• [Dataset extract]:
--*--
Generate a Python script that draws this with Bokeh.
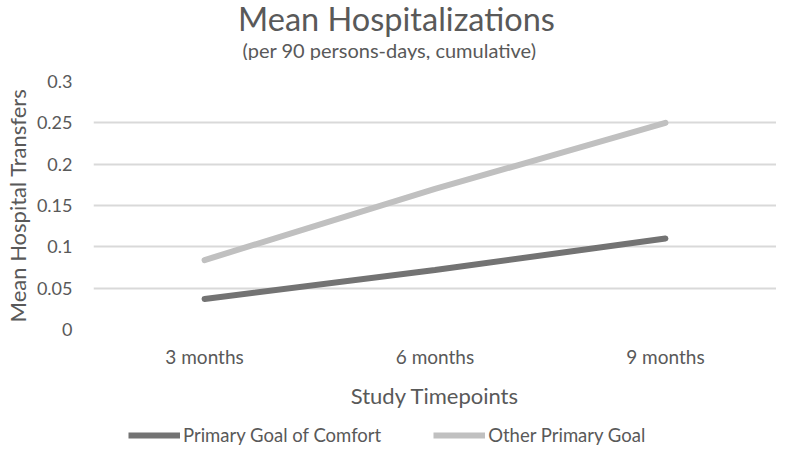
from bokeh.plotting import figure
from bokeh.layouts import column
from bokeh.models import Range1d, FactorRange, Label, Legend, LegendItem
from bokeh.embed import file_html
from bokeh.resources import INLINE

timepoints = ["3 months", "6 months", "9 months"]
comfort = [0.037, 0.072, 0.11]
other = [0.084, 0.17, 0.25]
y_ticks = [0, 0.05, 0.1, 0.15, 0.2, 0.25, 0.3]
y_tick_labels = ["0", "0.05", "0.1", "0.15", "0.2", "0.25", "0.3"]
series_names = ["Primary Goal of Comfort", "Other Primary Goal"]
series_values = [comfort, other]
series_colors = ["#737373", "#c0c0c0"]
title_text = "Mean Hospitalizations"
subtitle_text = "(per 90 persons-days, cumulative)"

FONT = "Lato"
TXT = "#595959"
W = 776

# --- title strip ---
t = figure(width=W, height=60, x_range=Range1d(0, 1), y_range=Range1d(0, 1),
           x_axis_type=None, y_axis_type=None, output_backend="svg", toolbar_location=None,
           min_border=0)
t.outline_line_color = None
t.grid.visible = False
t.add_layout(Label(x=303, y=42, x_units="screen", y_units="screen", text=title_text,
                   text_align="center", text_baseline="alphabetic", text_font=FONT,
                   text_font_size="32.5px", text_color=TXT))
t.add_layout(Label(x=296, y=11, x_units="screen", y_units="screen", text=subtitle_text,
                   text_align="center", text_baseline="alphabetic", text_font=FONT,
                   text_font_size="20px", text_color=TXT))

# --- main chart ---
p = figure(width=W, height=354,
           x_range=FactorRange(*timepoints, range_padding=-0.012, range_padding_units="percent"),
           y_range=Range1d(0, 0.3), output_backend="svg", toolbar_location=None,
           min_border_left=83, min_border_right=0, min_border_top=21, min_border_bottom=85)
p.title = None
p.outline_line_color = None

for vals, col in zip(series_values, series_colors):
    p.line(timepoints, vals, line_color=col, line_width=6, line_cap="round")

p.yaxis.ticker = y_ticks
p.yaxis.major_label_overrides = {tk: lb for tk, lb in zip(y_ticks, y_tick_labels)}
for ax in (p.xaxis[0], p.yaxis[0]):
    ax.axis_line_color = None
    ax.major_tick_line_color = None
    ax.minor_tick_line_color = None
    ax.major_label_text_font = FONT
    ax.major_label_text_color = TXT
    ax.axis_label_text_font = FONT
    ax.axis_label_text_font_size = "22px"
    ax.axis_label_text_font_style = "normal"
    ax.axis_label_text_color = TXT
p.xaxis.major_label_text_font_size = "19px"
p.yaxis.major_label_text_font_size = "18px"
p.yaxis.axis_label = "Mean Hospital Transfers"
p.xaxis.axis_label = "Study Timepoints"
p.yaxis.major_label_standoff = 15
p.yaxis.axis_label_standoff = 3
p.xaxis.major_label_standoff = 9
p.xaxis.axis_label_standoff = 11

p.xgrid.grid_line_color = None
p.ygrid.grid_line_color = "#d9d9d9"
p.ygrid.grid_line_width = 2

# --- legend strip (series drawn outside its visible range; only the legend shows) ---
lg = figure(width=W, height=32, x_range=FactorRange(*timepoints, range_padding=0),
            y_range=Range1d(10, 11), x_axis_type=None, y_axis_type=None,
            output_backend="svg", toolbar_location=None, min_border=0)
lg.outline_line_color = None
lg.grid.visible = False
items = []
for name, vals, col in zip(series_names, series_values, series_colors):
    r = lg.line(timepoints, vals, line_color=col, line_width=6)
    items.append(LegendItem(label=name, renderers=[r]))
legend = Legend(items=items, orientation="horizontal", location=(35, 0),
                label_text_font=FONT, label_text_font_size="18.5px", label_text_color=TXT,
                glyph_width=52, glyph_height=20, label_height=20, label_standoff=3,
                spacing=52, padding=0, margin=0,
                background_fill_alpha=0, border_line_color=None)
lg.add_layout(legend)

layout = column(t, p, lg, spacing=0)
open("out.html", "w").write(file_html(layout, INLINE))
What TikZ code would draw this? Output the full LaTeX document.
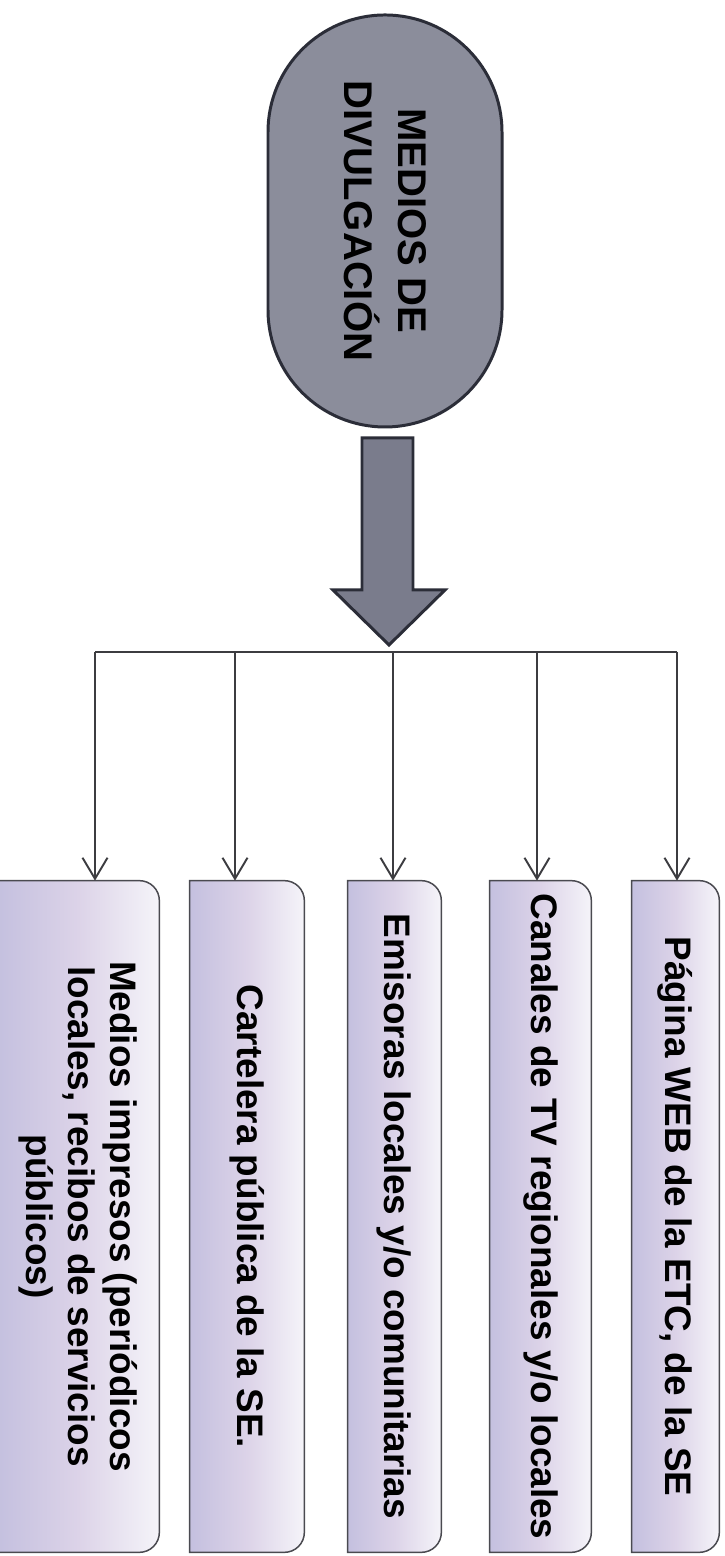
\documentclass[tikz,border=0pt]{standalone}
\usepackage{fontspec}
\setmainfont{Liberation Sans}
\usetikzlibrary{shapes.misc,arrows.meta,backgrounds}
\definecolor{grisTitulo}{HTML}{8B8D9B}
\definecolor{bordeTitulo}{HTML}{2B2D38}
\definecolor{grisFlecha}{HTML}{7A7C8C}
\definecolor{lilaCaja}{HTML}{C4C0DF}
\definecolor{rosaCaja}{HTML}{DCD3E8}
\definecolor{blancoCaja}{HTML}{F5F4F9}
\definecolor{bordeCaja}{HTML}{4A4A50}
\definecolor{lineaGris}{HTML}{3C3C40}
\tikzstyle{tituloStyle}=[shape = rounded rectangle, rotate = -90, minimum width = 8.24cm, minimum height = 4.68cm, inner sep = 0pt, draw = bordeTitulo, line width = 1.7pt, fill = grisTitulo, align = center, font = \bfseries\fontsize{22.8}{30.7}\selectfont]
\tikzstyle{medioStyle}=[shape = rectangle, rotate = -90, minimum width = 13.42cm, inner sep = 0pt, align = center, font = \bfseries\fontsize{21}{23.8}\selectfont]
\tikzstyle{cajaStyle}=[draw = bordeCaja, line width = 0.85pt, left color = lilaCaja, right color = blancoCaja, middle color = rosaCaja]
\tikzstyle{ramaStyle}=[draw = lineaGris, line width = 1.1pt]
\tikzstyle{flechaStyle}=[draw = bordeTitulo, line width = 1.7pt, fill = grisFlecha]
\begin{document}
\begin{tikzpicture}
\useasboundingbox (0,0) rectangle (14.5,31.12);
\node[tituloStyle] (titulo) at (7.70,26.70) {MEDIOS DE\\DIVULGACIÓN};
\draw[flechaStyle] (7.24,22.36) -- (8.26,22.36) -- (8.26,19.32) -- (8.90,19.32) -- (7.78,18.22) -- (6.66,19.32) -- (7.24,19.32) -- cycle;
\node[medioStyle, minimum height = 3.23cm] (m1) at (1.565,6.79) {Medios impresos (periódicos\\locales, recibos de servicios\\públicos)};
\node[medioStyle, minimum height = 2.28cm] (m2) at (4.94,6.79) {Cartelera pública de la SE.};
\node[medioStyle, minimum height = 1.86cm] (m3) at (7.89,6.79) {Emisoras locales y/o comunitarias};
\node[medioStyle, minimum height = 2.02cm] (m4) at (10.81,6.79) {Canales de TV regionales y/o locales};
\node[medioStyle, minimum height = 1.74cm] (m5) at (13.51,6.79) {Página WEB de la ETC, de la SE};
\begin{scope}[on background layer]
\foreach \m in {m1,m2,m3,m4,m5}
  \draw[cajaStyle] (\m.south east) -- (\m.south west) -- ([xshift=-0.4cm]\m.north west) arc[start angle = 90, end angle = 0, radius = 0.4cm] -- ([yshift=0.4cm]\m.north east) arc[start angle = 0, end angle = -90, radius = 0.4cm] -- cycle;
\end{scope}
\coordinate (r1) at (1.90,18.08);
\coordinate (r2) at (4.70,18.08);
\coordinate (r3) at (7.86,18.08);
\coordinate (r4) at (10.74,18.08);
\coordinate (r5) at (13.54,18.08);
\draw[ramaStyle] (r1) -- (r5);
\draw[ramaStyle, -{Straight Barb[length = 0.42cm, width = 0.5cm]}] (r1) -- (r1 |- m1.west);
\draw[ramaStyle, -{Straight Barb[length = 0.42cm, width = 0.5cm]}] (r2) -- (r2 |- m2.west);
\draw[ramaStyle, -{Straight Barb[length = 0.42cm, width = 0.5cm]}] (r3) -- (r3 |- m3.west);
\draw[ramaStyle, -{Straight Barb[length = 0.42cm, width = 0.5cm]}] (r4) -- (r4 |- m4.west);
\draw[ramaStyle, -{Straight Barb[length = 0.42cm, width = 0.5cm]}] (r5) -- (r5 |- m5.west);
\end{tikzpicture}
\end{document}
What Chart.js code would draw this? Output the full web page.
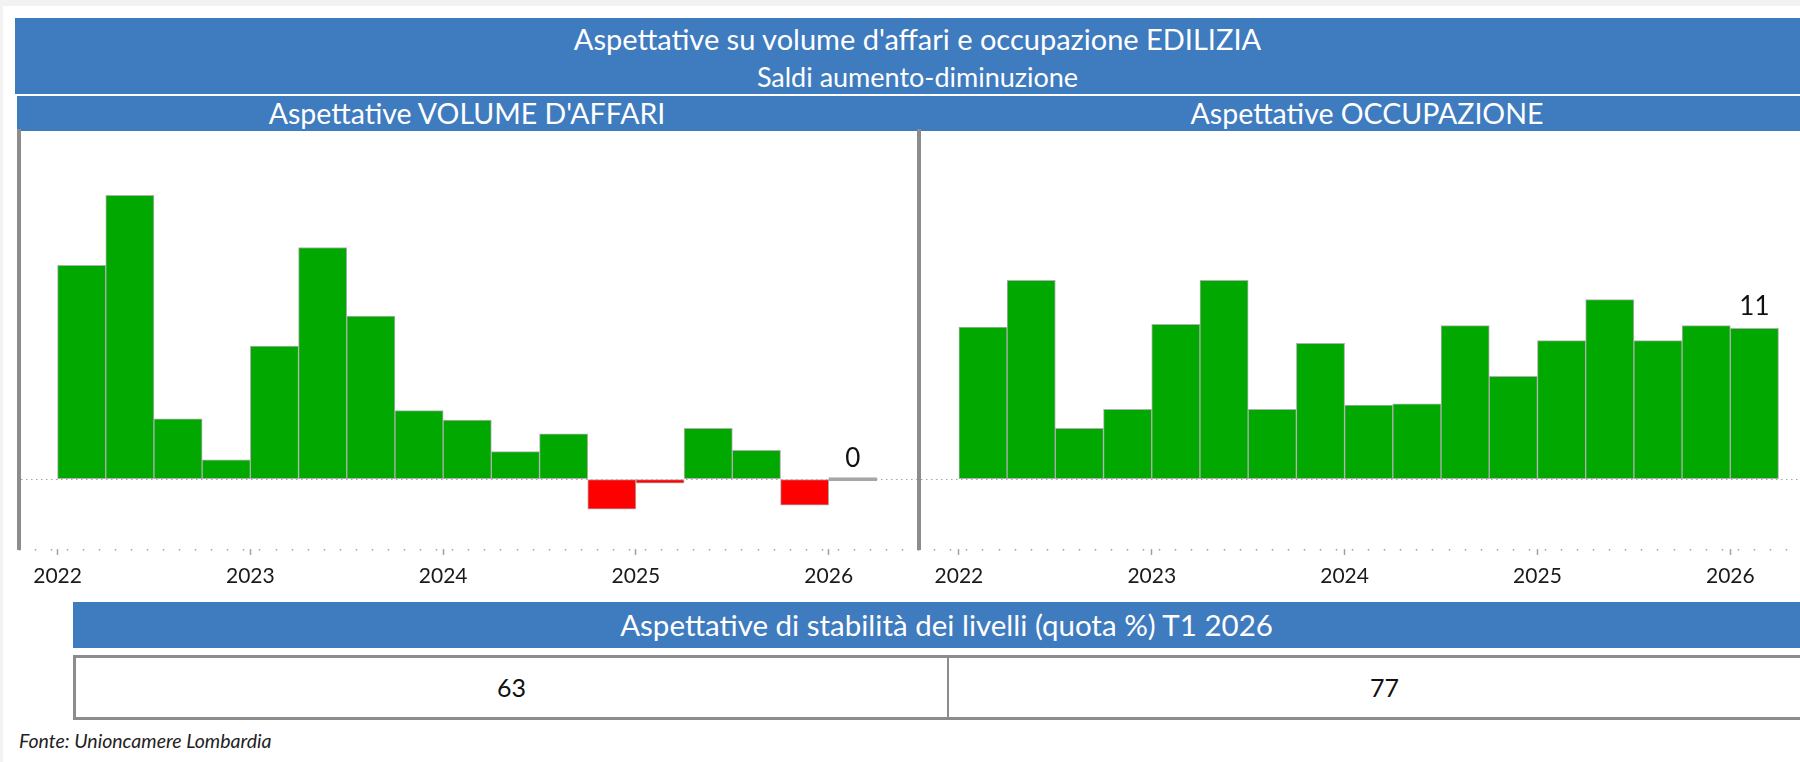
<!DOCTYPE html>
<html lang="it">
<head>
<meta charset="utf-8">
<title>Aspettative su volume d'affari e occupazione EDILIZIA</title>
<script src="https://cdn.jsdelivr.net/npm/chart.js@4.4.1/dist/chart.umd.min.js"></script>
<style>
  html, body { margin: 0; padding: 0; }
  body {
    position: relative; width: 1800px; height: 762px; overflow: hidden;
    background: #f2f2f2; font-family: Lato, "Open Sans", sans-serif;
  }
  .sheet { position: absolute; left: 3px; top: 6px; right: 0; bottom: 0; background: #fff; }
  .band { position: absolute; background: #3f7bbf; color: #fff; }
  .band div { position: absolute; text-align: center; white-space: nowrap; }
  canvas { position: absolute; }
  .cell { position: absolute; top: 0; height: 59px; line-height: 59px; text-align: center; font-size: 25px; color: #111; }
</style>
</head>
<body>
<div class="sheet"></div>

<div class="band" style="left:15px; top:18px; width:1805px; height:76px;">
  <div style="left:0; width:1805px; top:0; height:42px; line-height:42px; font-size:29px;">Aspettative su volume d'affari e occupazione EDILIZIA</div>
  <div style="left:0; width:1805px; top:42px; height:34px; line-height:34px; font-size:27px;">Saldi aumento-diminuzione</div>
</div>

<div class="band" style="left:17px; top:96px; width:1803px; height:35px;">
  <div style="left:0; width:900px; top:0; height:35px; line-height:35px; font-size:28.5px;">Aspettative VOLUME D'AFFARI</div>
  <div style="left:900px; width:900px; top:0; height:35px; line-height:35px; font-size:28.5px;">Aspettative OCCUPAZIONE</div>
</div>

<canvas id="chartVolume" width="930" height="480" style="left:0; top:121px;"></canvas>
<canvas id="chartOccupazione" width="930" height="480" style="left:905px; top:121px;"></canvas>

<div class="band" style="left:73px; top:602px; width:1747px; height:46px;">
  <div style="left:0; width:1747px; top:0; height:46px; line-height:46px; font-size:29.5px;">Aspettative di stabilità dei livelli (quota %) T1 2026</div>
</div>

<div id="stabTable" style="position:absolute; left:73px; top:655px; width:1747px; height:65px; box-sizing:border-box; border:3px solid #8c8c8c; background:#fff;">
  <div id="cellVolume" class="cell" style="left:0; width:871px;"></div>
  <div style="position:absolute; left:871px; top:0; width:2px; height:59px; background:#8c8c8c;"></div>
  <div id="cellOccupazione" class="cell" style="left:873px; width:871px;"></div>
</div>

<div style="position:absolute; left:19px; top:730px; height:22px; line-height:22px; font-size:19.5px; font-style:italic; color:#222;">Fonte: Unioncamere Lombardia</div>

<script>
// trimestri (T1 2022 - T1 2026)
const quarters = ["2022 T1", "2022 T2", "2022 T3", "2022 T4",
                  "2023 T1", "2023 T2", "2023 T3", "2023 T4",
                  "2024 T1", "2024 T2", "2024 T3", "2024 T4",
                  "2025 T1", "2025 T2", "2025 T3", "2025 T4",
                  "2026 T1"];
// saldi aumento-diminuzione
const volumeAffari = [15.6, 20.7, 4.4, 1.4, 9.7, 16.9, 11.9, 5.0, 4.3, 2.0, 3.3, -2.2, -0.3, 3.7, 2.1, -1.9, 0];
const occupazione  = [11.1, 14.5, 3.7, 5.1, 11.3, 14.5, 5.1, 9.9, 5.4, 5.5, 11.2, 7.5, 10.1, 13.1, 10.1, 11.2, 11];
const yearLabels = ["2022", "2023", "2024", "2025", "2026"];
// quota % stabilità T1 2026
const stabilita = [63, 77];

document.getElementById("cellVolume").textContent = stabilita[0];
document.getElementById("cellOccupazione").textContent = stabilita[1];

const GREEN = "#00a800";
const RED = "#ff0000";
const AXIS_GRAY = "#8c8c8c";
const FONT = "Lato, 'Open Sans', sans-serif";

// etichetta sull'ultimo trimestre
const lastValueLabel = {
  id: "lastValueLabel",
  afterDatasetsDraw(chart) {
    const meta = chart.getDatasetMeta(0);
    const last = meta.data.length - 1;
    const bar = meta.data[last];
    const value = chart.data.datasets[0].data[last].y;
    const ctx = chart.ctx;
    ctx.save();
    ctx.font = "26px " + FONT;
    ctx.fillStyle = "#111";
    ctx.textAlign = "center";
    ctx.textBaseline = "middle";
    ctx.fillText(String(Math.round(value)), bar.x, bar.y - 22);
    ctx.restore();
  }
};

function makeChart(canvasId, values, xMin, xMax, padLeft, padRight) {
  // asse x in mesi da gennaio 2022, ogni barra copre un trimestre
  const points = values.map((v, i) => ({ x: 3 * i + 1.5, y: v }));
  return new Chart(document.getElementById(canvasId), {
    type: "bar",
    data: {
      labels: quarters,
      datasets: [{
        xAxisID: "x",
        data: points,
        backgroundColor: ctx => {
          const v = ctx.raw ? ctx.raw.y : 0;
          return v > 0 ? GREEN : (v < 0 ? RED : "#a6a6a6");
        },
        borderColor: ctx => (ctx.raw && ctx.raw.y === 0) ? "#a6a6a6" : "#b0b0b0",
        borderWidth: 1,
        borderSkipped: false,
        minBarLength: 3,
        categoryPercentage: 1,
        barPercentage: 1
      }]
    },
    options: {
      responsive: false,
      animation: false,
      layout: { padding: { left: padLeft, right: padRight, top: 10, bottom: 10 } },
      plugins: { legend: { display: false }, tooltip: { enabled: false } },
      scales: {
        x: {
          type: "linear",
          weight: 1,
          offset: false,
          min: xMin,
          max: xMax,
          afterFit: scale => { scale.height = 42; },
          border: { display: false },
          grid: {
            offset: false,
            drawOnChartArea: false,
            tickLength: 6,
            tickWidth: 1.5,
            tickColor: "#a0a0a0"
          },
          ticks: {
            stepSize: 12,
            includeBounds: false,
            autoSkip: false,
            maxRotation: 0,
            padding: 9,
            color: "#1a1a1a",
            font: { family: FONT, size: 21 },
            callback: v => yearLabels[Math.round(v / 12)]
          }
        },
        // tacche mensili
        xMinor: {
          type: "linear",
          position: "bottom",
          weight: 0,
          offset: false,
          min: xMin,
          max: xMax,
          afterFit: scale => { scale.height = 0; },
          border: { display: false },
          grid: {
            offset: false,
            drawOnChartArea: false,
            tickLength: 1.5,
            tickWidth: 1.5,
            tickColor: "#a0a0a0"
          },
          ticks: { stepSize: 1, includeBounds: false, autoSkip: false, display: false }
        },
        y: {
          min: -5.1,
          max: 25.4,
          afterFit: scale => { scale.width = 0; },
          afterBuildTicks: scale => { scale.ticks = [{ value: 0 }]; },
          border: { display: true, color: AXIS_GRAY, width: 4, dash: [1.5, 3.5] },
          grid: { drawTicks: false, color: "#a6a6a6", lineWidth: 1 },
          ticks: { display: false }
        }
      }
    },
    plugins: [lastValueLabel]
  });
}

makeChart("chartVolume", volumeAffari, -2.4, 53.6, 19, 11.3);
makeChart("chartOccupazione", occupazione, -2.5, 53.5, 13.7, 16.3);
</script>
</body>
</html>
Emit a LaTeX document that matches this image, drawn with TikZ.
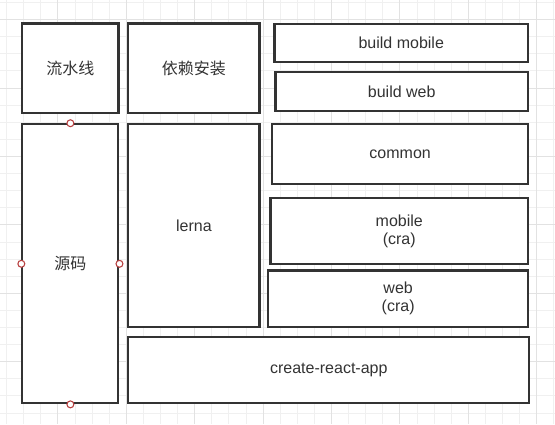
\documentclass[tikz,border=0pt]{standalone}
\usepackage{fontspec}
\setmainfont{Liberation Sans}
\newfontfamily\cjk{Noto Sans CJK SC}
\usetikzlibrary{fit}

\definecolor{boxline}{RGB}{51,51,51}
\definecolor{gridminor}{RGB}{240,240,240}
\definecolor{gridmajor}{RGB}{226,226,226}
\definecolor{handlered}{RGB}{184,64,64}

\tikzset{every picture/.style={line width=0.75pt}}
\tikzset{
  box/.style={draw=boxline, line width=1.6pt, fill=white, inner sep=0pt},
  boxtext/.style={align=center, text=boxline, inner sep=0pt, font=\fontsize{12}{13.5}\selectfont},
  handle/.style={circle, draw=handlered, line width=0.8pt, fill=white, inner sep=0pt, minimum size=5.2pt},
}

\begin{document}
\begin{tikzpicture}[x=0.75pt,y=0.75pt,yscale=-1,xscale=1]
\useasboundingbox (0,0) rectangle (555,424);
%grid
\foreach \i in {0,...,32} \draw[gridminor] ({6.6+17.1*\i},0) -- ({6.6+17.1*\i},424);
\foreach \i in {0,...,24} \draw[gridminor] (0,{2.6+17.1*\i}) -- (555,{2.6+17.1*\i});
\foreach \i in {0,...,7} \draw[gridmajor] ({57.9+68.4*\i},0) -- ({57.9+68.4*\i},424);
\foreach \i in {0,...,5} \draw[gridmajor] (0,{19.7+68.4*\i}) -- (555,{19.7+68.4*\i});

%top row
\node[box, fit={(22.4,23.5) (118.5,113)}, label={[boxtext]center:\cjk 流水线}] (pipeline) {};
\node[box, fit={(128.3,23.5) (259.5,113)}, label={[boxtext]center:\cjk 依赖安装}] (install) {};
\node[box, fit={(274.5,24) (528,62)}, label={[boxtext]center:build mobile}] (buildmobile) {};
\node[box, fit={(275.5,72.3) (528,111)}, label={[boxtext]center:build web}] (buildweb) {};

%source column
\node[box, fit={(22.4,124.3) (118.4,403.3)}, label={[boxtext]center:\cjk 源码}] (source) {};
\node[box, fit={(128.3,124.3) (259.5,327)}, label={[boxtext]center:lerna}] (lerna) {};
\node[box, fit={(272.3,124.3) (528,184)}, label={[boxtext]center:common}] (common) {};
\node[box, fit={(270.5,198.3) (528,264)}, label={[boxtext]center:mobile\\(cra)}] (mobile) {};
\node[box, fit={(268.3,270.5) (528,327)}, label={[boxtext]center:web\\(cra)}] (web) {};
\node[box, fit={(128.3,336.7) (529.3,403.3)}, label={[boxtext]center:create-react-app}] (cra) {};

%handles
\node[handle] (hnorth) at (source.north) {};
\node[handle] (hwest) at (source.west) {};
\node[handle] (heast) at (source.east) {};
\node[handle] (hsouth) at (source.south) {};
\end{tikzpicture}
\end{document}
--*--
• [Task brief]: Count the lines in the entries that hold the word "this", and give nothing but the total.

• [Expected answer]: 4